My grandchildren tell their friends that their Oma lives on a mountain, in a cabin, in the woods.
I am living a story book life.
My morning alarm is a robin’s trill followed by a choir of chirps and croaks and rustling of trees.
I hear the sun rise.
I step out my door and stand before a thousand foot high wall of evergreens. Clouds of mist drift through town and hang like a garland on their boughs. I feel like I am a part of all this, the sounds, the smells, the mist‘s touch on my skin. The air is alive.
My first year here I fell asleep by the newt pools. I heard laughter, splashing, children and mothers’ voices. I felt a splash and awoke by a large shallow pool. Looking down I saw three well worn steps into the water.This was a summer bathing pool for many before me. I am certain of it.
There is a letting go of old thoughts and ways when you live in the wilderness, a quantum shift of viewpoints happens over time. It is a freeing like no other, when one experiences real, raw nature.
My goal is to harmonize, to feel my connection. When I feel that, it reverberates to the bone, refreshing every cell within.
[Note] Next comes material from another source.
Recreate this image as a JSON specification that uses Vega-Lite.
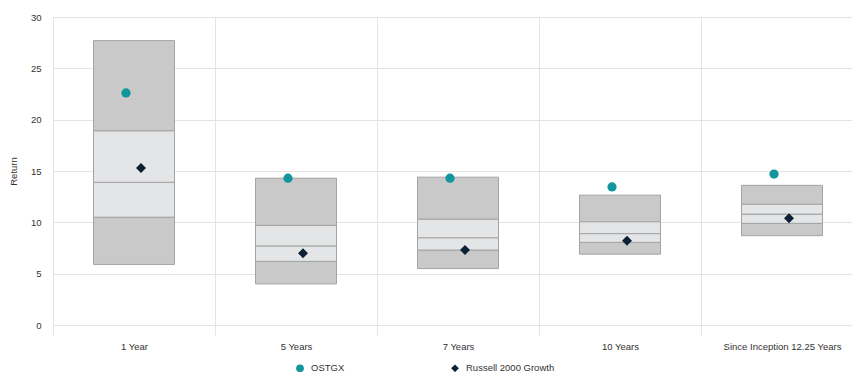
{
  "$schema": "https://vega.github.io/schema/vega-lite/v6.json",
  "autosize": "none",
  "width": 810,
  "height": 308,
  "padding": {"left": 53, "top": 17, "right": 0, "bottom": 47},
  "background": "white",
  "config": {
    "view": {"stroke": null},
    "font": "Liberation Sans",
    "axis": {"labelFont": "Liberation Sans", "titleFont": "Liberation Sans", "labelColor": "#333333", "titleColor": "#333333"}
  },
  "datasets": {
    "ranges": [
      {"period": "1 Year", "zone": "outer", "lo": 5.9, "hi": 10.5},
      {"period": "1 Year", "zone": "inner", "lo": 10.5, "hi": 13.9},
      {"period": "1 Year", "zone": "inner", "lo": 13.9, "hi": 18.9},
      {"period": "1 Year", "zone": "outer", "lo": 18.9, "hi": 27.7},
      {"period": "5 Years", "zone": "outer", "lo": 4.0, "hi": 6.2},
      {"period": "5 Years", "zone": "inner", "lo": 6.2, "hi": 7.7},
      {"period": "5 Years", "zone": "inner", "lo": 7.7, "hi": 9.7},
      {"period": "5 Years", "zone": "outer", "lo": 9.7, "hi": 14.3},
      {"period": "7 Years", "zone": "outer", "lo": 5.5, "hi": 7.3},
      {"period": "7 Years", "zone": "inner", "lo": 7.3, "hi": 8.5},
      {"period": "7 Years", "zone": "inner", "lo": 8.5, "hi": 10.3},
      {"period": "7 Years", "zone": "outer", "lo": 10.3, "hi": 14.4},
      {"period": "10 Years", "zone": "outer", "lo": 6.9, "hi": 8.05},
      {"period": "10 Years", "zone": "inner", "lo": 8.05, "hi": 8.9},
      {"period": "10 Years", "zone": "inner", "lo": 8.9, "hi": 10.05},
      {"period": "10 Years", "zone": "outer", "lo": 10.05, "hi": 12.65},
      {"period": "Since Inception 12.25 Years", "zone": "outer", "lo": 8.7, "hi": 9.9},
      {"period": "Since Inception 12.25 Years", "zone": "inner", "lo": 9.9, "hi": 10.8},
      {"period": "Since Inception 12.25 Years", "zone": "inner", "lo": 10.8, "hi": 11.75},
      {"period": "Since Inception 12.25 Years", "zone": "outer", "lo": 11.75, "hi": 13.6}
    ],
    "returns": [
      {"period": "1 Year", "series": "OSTGX", "value": 22.6},
      {"period": "5 Years", "series": "OSTGX", "value": 14.3},
      {"period": "7 Years", "series": "OSTGX", "value": 14.3},
      {"period": "10 Years", "series": "OSTGX", "value": 13.45},
      {"period": "Since Inception 12.25 Years", "series": "OSTGX", "value": 14.7},
      {"period": "1 Year", "series": "Russell 2000 Growth", "value": 15.3},
      {"period": "5 Years", "series": "Russell 2000 Growth", "value": 7.0},
      {"period": "7 Years", "series": "Russell 2000 Growth", "value": 7.3},
      {"period": "10 Years", "series": "Russell 2000 Growth", "value": 8.2},
      {"period": "Since Inception 12.25 Years", "series": "Russell 2000 Growth", "value": 10.4}
    ]
  },
  "encoding": {
    "x": {
      "field": "period",
      "type": "nominal",
      "sort": null,
      "scale": {"paddingInner": 0, "paddingOuter": 0},
      "axis": {
        "title": null,
        "labelAngle": 0,
        "labelFontSize": 9.5,
        "labelPadding": 6,
        "tickBand": "extent",
        "grid": true,
        "gridColor": "#e4e4e4",
        "tickColor": "#e4e4e4",
        "tickSize": 10,
        "domain": false,
        "labelLimit": 200
      }
    }
  },
  "layer": [
    {
      "data": {"name": "ranges"},
      "transform": [{"filter": "datum.zone === 'outer'"}],
      "mark": {"type": "bar", "width": {"band": 0.5}, "fill": "#c9c9c9", "stroke": "#a3a3a3", "strokeWidth": 1},
      "encoding": {
        "y": {
          "field": "lo",
          "type": "quantitative",
          "scale": {"domain": [0, 30]},
          "axis": {
            "title": "Return",
            "titleFontSize": 9.5,
            "titleFontWeight": "normal",
            "titlePadding": 12,
            "labelFontSize": 9.5,
            "values": [0, 5, 10, 15, 20, 25, 30],
            "ticks": false,
            "labelPadding": 12,
            "grid": true,
            "gridColor": "#e4e4e4",
            "domain": true,
            "domainColor": "#e4e4e4"
          }
        },
        "y2": {"field": "hi"}
      }
    },
    {
      "data": {"name": "ranges"},
      "transform": [{"filter": "datum.zone === 'inner'"}],
      "mark": {"type": "bar", "width": {"band": 0.5}, "fill": "#e4e5e7", "stroke": "#a3a3a3", "strokeWidth": 1},
      "encoding": {
        "y": {"field": "lo", "type": "quantitative"},
        "y2": {"field": "hi"}
      }
    },
    {
      "data": {"name": "returns"},
      "transform": [{"filter": "datum.series === 'OSTGX'"}],
      "mark": {"type": "point", "filled": true, "opacity": 1, "size": 85, "xOffset": -8},
      "encoding": {
        "y": {"field": "value", "type": "quantitative"},
        "color": {
          "field": "series",
          "type": "nominal",
          "scale": {"domain": ["OSTGX", "Russell 2000 Growth"], "range": ["#13969b", "#0d2136"]},
          "legend": {
            "title": null,
            "orient": "none",
            "direction": "horizontal",
            "legendX": 242,
            "legendY": 346,
            "labelFontSize": 9.5,
            "labelColor": "#333333",
            "symbolSize": 60,
            "columnPadding": 105,
            "labelOffset": 6
          }
        },
        "shape": {
          "field": "series",
          "type": "nominal",
          "scale": {"domain": ["OSTGX", "Russell 2000 Growth"], "range": ["circle", "diamond"]}
        }
      }
    },
    {
      "data": {"name": "returns"},
      "transform": [{"filter": "datum.series === 'Russell 2000 Growth'"}],
      "mark": {"type": "point", "filled": true, "opacity": 1, "size": 100, "xOffset": 7},
      "encoding": {
        "y": {"field": "value", "type": "quantitative"},
        "color": {"field": "series", "type": "nominal"},
        "shape": {"field": "series", "type": "nominal"}
      }
    }
  ]
}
My friend Meg encouraged me a few years ago to remove my shoes as we hiked to Cedar Flats. I did and had a forest breakdown. I felt the earth under my soles and energy tingle through my feet. We climbed over a large fallen Doug Fir, and I lay there, hugging it, crying and speaking words of appreciation to the mighty tower on the ground.
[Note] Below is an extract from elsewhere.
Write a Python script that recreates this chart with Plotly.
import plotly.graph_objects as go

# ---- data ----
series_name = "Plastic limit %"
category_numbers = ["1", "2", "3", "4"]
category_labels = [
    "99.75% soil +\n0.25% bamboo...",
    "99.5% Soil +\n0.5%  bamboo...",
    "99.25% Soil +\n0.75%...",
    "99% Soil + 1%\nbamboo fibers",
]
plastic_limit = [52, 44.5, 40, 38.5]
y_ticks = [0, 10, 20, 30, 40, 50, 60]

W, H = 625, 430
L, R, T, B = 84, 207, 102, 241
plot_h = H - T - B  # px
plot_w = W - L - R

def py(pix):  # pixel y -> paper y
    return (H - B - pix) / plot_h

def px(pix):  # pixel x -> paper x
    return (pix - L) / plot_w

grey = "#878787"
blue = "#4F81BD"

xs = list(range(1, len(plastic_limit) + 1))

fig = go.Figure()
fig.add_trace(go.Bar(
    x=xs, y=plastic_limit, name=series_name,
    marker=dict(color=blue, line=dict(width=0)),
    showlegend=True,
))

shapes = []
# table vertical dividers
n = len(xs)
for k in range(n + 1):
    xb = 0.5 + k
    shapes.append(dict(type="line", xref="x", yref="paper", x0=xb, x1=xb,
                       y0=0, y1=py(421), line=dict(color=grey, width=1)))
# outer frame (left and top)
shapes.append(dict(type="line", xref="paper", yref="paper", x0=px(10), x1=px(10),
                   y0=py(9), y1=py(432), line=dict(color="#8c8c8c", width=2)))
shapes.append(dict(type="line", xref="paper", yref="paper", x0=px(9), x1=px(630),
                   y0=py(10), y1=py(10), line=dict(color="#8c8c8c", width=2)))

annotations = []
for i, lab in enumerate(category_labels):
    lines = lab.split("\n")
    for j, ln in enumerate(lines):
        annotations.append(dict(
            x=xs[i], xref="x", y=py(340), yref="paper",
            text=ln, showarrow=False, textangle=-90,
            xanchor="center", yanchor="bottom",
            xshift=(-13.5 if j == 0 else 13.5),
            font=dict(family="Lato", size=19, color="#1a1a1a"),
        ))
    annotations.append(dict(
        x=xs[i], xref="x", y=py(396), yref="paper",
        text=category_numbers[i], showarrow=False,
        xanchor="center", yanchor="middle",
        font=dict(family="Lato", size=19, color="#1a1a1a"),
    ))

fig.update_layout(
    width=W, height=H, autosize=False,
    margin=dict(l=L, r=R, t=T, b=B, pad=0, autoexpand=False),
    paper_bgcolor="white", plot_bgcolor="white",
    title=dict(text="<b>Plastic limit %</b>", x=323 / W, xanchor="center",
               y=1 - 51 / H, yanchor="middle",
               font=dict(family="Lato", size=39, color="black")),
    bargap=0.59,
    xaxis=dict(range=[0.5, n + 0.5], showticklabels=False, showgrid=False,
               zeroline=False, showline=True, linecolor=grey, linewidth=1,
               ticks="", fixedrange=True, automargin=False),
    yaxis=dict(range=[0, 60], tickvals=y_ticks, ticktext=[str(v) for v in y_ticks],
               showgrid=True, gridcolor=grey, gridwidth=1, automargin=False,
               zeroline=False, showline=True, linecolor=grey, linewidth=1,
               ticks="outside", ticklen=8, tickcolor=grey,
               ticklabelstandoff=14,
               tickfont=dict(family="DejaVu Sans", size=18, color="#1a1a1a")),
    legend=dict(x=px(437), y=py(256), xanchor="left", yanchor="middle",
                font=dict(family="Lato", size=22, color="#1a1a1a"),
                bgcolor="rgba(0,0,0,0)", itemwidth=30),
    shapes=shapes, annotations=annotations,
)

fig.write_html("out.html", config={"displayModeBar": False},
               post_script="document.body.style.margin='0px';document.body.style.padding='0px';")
One year I climbed 170 feet up into a fir on the way to Stoney Ridge. I hugged that tree too; swaying with a thousand other giants and feeling my heartbeat align with the pulse of the forest.
It can take more than a hundred years for a tree to die. They die from the top down to the earth.
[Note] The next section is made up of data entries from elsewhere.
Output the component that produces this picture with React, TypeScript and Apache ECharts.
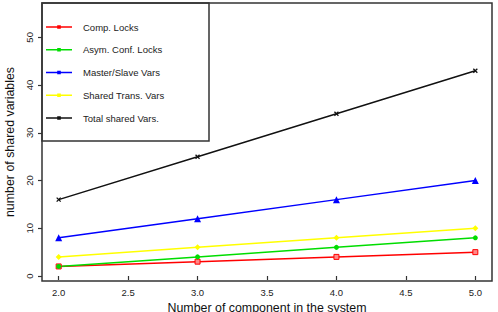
import React, { useEffect, useRef } from "react";
import * as echarts from "echarts";

const xValues = [2, 3, 4, 5];
const compLocks = [2, 3, 4, 5];
const asymConfLocks = [2, 4, 6, 8];
const masterSlaveVars = [8, 12, 16, 20];
const sharedTransVars = [4, 6, 8, 10];
const totalSharedVars = [16, 25, 34, 43];
const xTicks = [2, 2.5, 3, 3.5, 4, 4.5, 5];
const yTicks = [0, 10, 20, 30, 40, 50];
const seriesNames = ["Comp. Locks", "Asym. Conf. Locks", "Master/Slave Vars", "Shared Trans. Vars", "Total shared Vars."];
const seriesColors = ["#ff0000", "#00dd00", "#0000ff", "#ffff00", "#111111"];

const FONT = "Liberation Sans, Arial, Helvetica, sans-serif";
const LEGEND_ICON = "path://M0,4.3h26v1.5h-26z M11.2,3.2h3.6v3.6h-3.6z";

export default function App() {
  const ref = useRef<HTMLDivElement>(null);
  useEffect(() => {
    if (!ref.current) return;
    const chart = echarts.init(ref.current, null, { renderer: "svg" });
    const mk = (vals: number[]) => xValues.map((x, i) => [x, vals[i]]);
    const base = (i: number, vals: number[], symbol: string, size: number, extra: any = {}) => ({
      name: seriesNames[i],
      type: "line",
      data: mk(vals),
      symbol,
      symbolSize: size,
      lineStyle: { color: seriesColors[i], width: 1.5 },
      itemStyle: { color: seriesColors[i], ...extra },
      showSymbol: true,
      z: 3,
    });
    chart.setOption({
      animation: false,
      backgroundColor: "#ffffff",
      grid: {
        left: 42,
        top: 3,
        right: 6,
        bottom: 31,
        show: true,
        borderColor: "#333",
        borderWidth: 1.5,
        backgroundColor: "transparent",
        outerBoundsMode: "none",
        containLabel: false,
      },
      xAxis: {
        type: "value",
        min: 1.88,
        max: 5.12,
        name: "Number of component in the system",
        nameLocation: "middle",
        nameGap: 20,
        nameTextStyle: { fontFamily: FONT, fontSize: 12.4, color: "#111" },
        axisLine: { show: false },
        splitLine: { show: false },
        axisTick: { show: true, length: 4, lineStyle: { color: "#333", width: 1.2 }, customValues: xTicks },
        axisLabel: {
          fontFamily: FONT,
          fontSize: 9.5,
          color: "#222",
          margin: 6,
          customValues: xTicks,
          formatter: (v: number) => v.toFixed(1),
        },
      },
      yAxis: {
        type: "value",
        min: -1.05,
        max: 57.2,
        name: "number of shared variables",
        nameLocation: "middle",
        nameGap: 24,
        nameTextStyle: { fontFamily: FONT, fontSize: 12.4, color: "#111" },
        axisLine: { show: false },
        splitLine: { show: false },
        axisTick: { show: true, length: 4, lineStyle: { color: "#333", width: 1.2 }, customValues: yTicks },
        axisLabel: {
          fontFamily: FONT,
          fontSize: 9.5,
          color: "#222",
          margin: 8,
          rotate: 90,
          customValues: yTicks,
        },
      },
      legend: {
        show: true,
        orient: "vertical",
        left: 46,
        top: 22,
        itemWidth: 26,
        itemHeight: 10,
        itemGap: 12.75,
        padding: 0,
        textStyle: { fontFamily: FONT, fontSize: 9.5, color: "#222", padding: [0, 0, 0, 6] },
        data: seriesNames.map((n, i) => ({
          name: n,
          icon: LEGEND_ICON,
          itemStyle: { color: seriesColors[i], borderWidth: 0 },
        })),
      },
      graphic: [
        {
          type: "rect",
          shape: { x: 42, y: 3, width: 167, height: 138 },
          style: { fill: "transparent", stroke: "#333", lineWidth: 1.5 },
          z: 100,
          silent: true,
        },
      ],
      series: [
        base(0, compLocks, "rect", 5, { color: "#ff8888", borderColor: "#ff0000", borderWidth: 1 }),
        base(1, asymConfLocks, "circle", 5),
        base(2, masterSlaveVars, "triangle", 7),
        base(3, sharedTransVars, "diamond", 6),
        base(4, totalSharedVars, "path://M0,0L10,10M10,0L0,10", 4, {
          borderColor: "#111111",
          borderWidth: 1.3,
        }),
      ],
    });
    return () => chart.dispose();
  }, []);
  return (
    <div
      ref={ref}
      style={{ position: "fixed", left: 0, top: 0, width: 498, height: 312, background: "#fff" }}
    />
  );
}
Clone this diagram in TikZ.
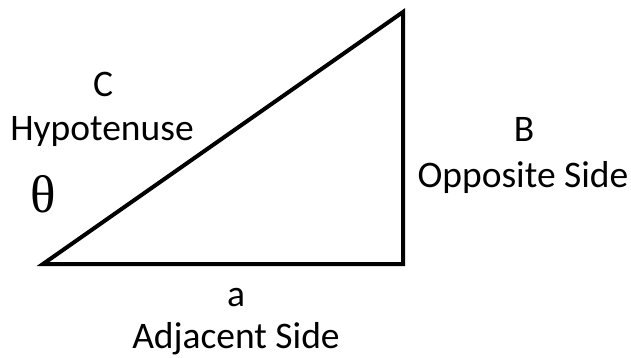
\documentclass[tikz,border=0pt]{standalone}
\usepackage{fontspec}
\setmainfont{Carlito}
\newfontfamily\thetafont{Liberation Serif}
\begin{document}
\begin{tikzpicture}[x=1pt,y=-1pt,
  lbl/.style={anchor=base,inner sep=0pt,font=\fontsize{37.5}{45}\selectfont},
  side/.style={line width=4pt,line join=miter}]
\useasboundingbox (0,0) rectangle (631,358);
\coordinate (A) at (43,264);
\coordinate (R) at (403,264);
\coordinate (T) at (403,12);
\draw[side] (A) -- (R) -- (T) -- cycle;
\node[lbl] (c) at (103,97) {C};
\node[lbl] (hyp) at (102,141) {Hypotenuse};
\node[lbl] (b) at (524,142) {B};
\node[lbl] (opp) at (523,187) {Opposite Side};
\node[lbl] (a) at (236,306) {a};
\node[lbl] (adj) at (236,348) {Adjacent Side};
\node[anchor=center,inner sep=0pt,font=\thetafont\fontsize{53}{53}\selectfont] (th) at (43,194) {θ};
\end{tikzpicture}
\end{document}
I am a tree hugger, I am not ashamed.
There is nothing quite as startling as coming face to face with a squirrel on the wall as you round the corner. I imagine the squirrel feels the same.
My third year I kept hearing banging drums throughout camp. Several days went by. I asked facilities if they were working on a building project. No – it was the squirrels. Several of them simultaneously were dropping pine cones onto metal roofs. The sound reverberated through town and I swear it sounded like a familiar beat.
I am still wondering why that huge raven paced through town earlier this month. It strolled back and forth, crossed the bridge with a guest, then flew away at the end of the day.
Three times I have held hummingbirds, removing them from inside my cabin, love cabin number nine. They feel lighter than air.
Bats sometimes like to slide down the metal roofs and then fly back to the top, just like children on a slide.
When my sister came for a few days she said it felt like she had been on a deserted tropical island for weeks. No stress, no cares of this world, just sensory heaven.
Imagine the effect of years of that.
When people ask if I live here and I say yes, they often step back and contemplate my answer. Some just look past me and imagine. Some laugh and say something like, “do you pay them to work here?” or “life must be tough.”
One thing is for sure, my life will never be the same.
I march to the beat of a squirrely drum.